Saat anak sulungnya ingin mencoba peruntungan di luar Bali, Wayan berkata, “Kalau kamu ingin sukses, carilah pengalaman di luar zona nyaman.”
Saat itu anaknya akan mengikuti seleksi di PT Telkom. Meski sedang bertugas di Papua, Wayan tetap membimbing dari jauh, mulai dari arahan naik taksi, terminal, hingga akhirnya anaknya bertemu seorang satpam bernama Pak Unang yang membantunya.
Kini, anak sulungnya, 1 Putu Raka Setya Putra, S.Ds., M.Ds., menjadi dosen di Universitas Padjadjaran dan sedang menempuh studi doktoral di bidang kajian kebudayaan.
Sementara anak keduanya, Aditya Brahma Yudantara, S.Tr., Tra., ANT II, sempat ingin mengikuti jejak sang ayah menjadi tentara.
Namun Wayan memberikan gambaran kerasnya dunia militer, “Sudah siap dengan risiko terberat?” Akhirnya, anaknya memilih jalur kedinasan dan kini bekerja di industri pertambangan.
“Astungkara, saya sangat menikmati hidup saya,” ujar Wayan penuh syukur.
Karier Wayan bukan tanpa hambatan. Ia pernah mendapat kesempatan melanjutkan pendidikan di Bandung kota yang sama tempat anaknya menuntut ilmu.
Namun, kariernya sempat terhenti selama tujuh tahun akibat fitnah dan permainan orang yang tidak menyukainya.
“Senang melihat orang susah, susah melihat orang senang,” ungkapnya, menggambarkan situasi yang ia hadapi.
Tuduhan palsu sempat membuatnya berada di titik terendah. Tapi Wayan memilih bertahan. Ia tak membalas dengan dendam. Ia justru menyerahkan segalanya kepada Yang Maha Kuasa.
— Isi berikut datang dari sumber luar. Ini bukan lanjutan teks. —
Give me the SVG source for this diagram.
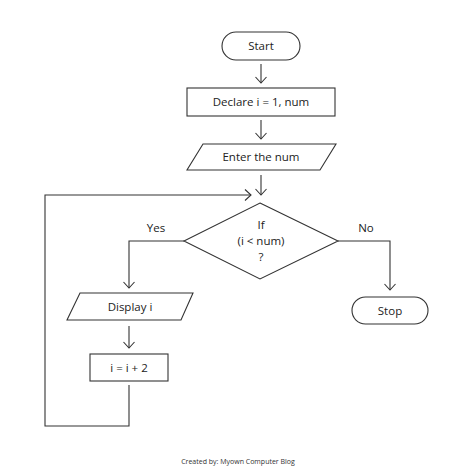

Kepada anak-anaknya ia hanya berkata:
“Buat kepala ayah tegak kembali!”
Kalimat itu membakar semangat anak-anaknya untuk terus berjuang dan membuktikan integritas keluarga mereka.
Kini, menjelang masa pensiun, Letkol Wayan menatap kembali perjalanan hidupnya dengan ketenangan dan rasa syukur.
Ia mungkin tak selalu berada di puncak, tapi ia telah melewati berbagai fase dari titik terendah hingga titik yang membanggakan.
Hidupnya menjadi bukti bahwa kerja keras, prinsip yang teguh, dan cinta kepada keluarga adalah fondasi sejati untuk bertahan dan unggul dalam menghadapi kerasnya kehidupan.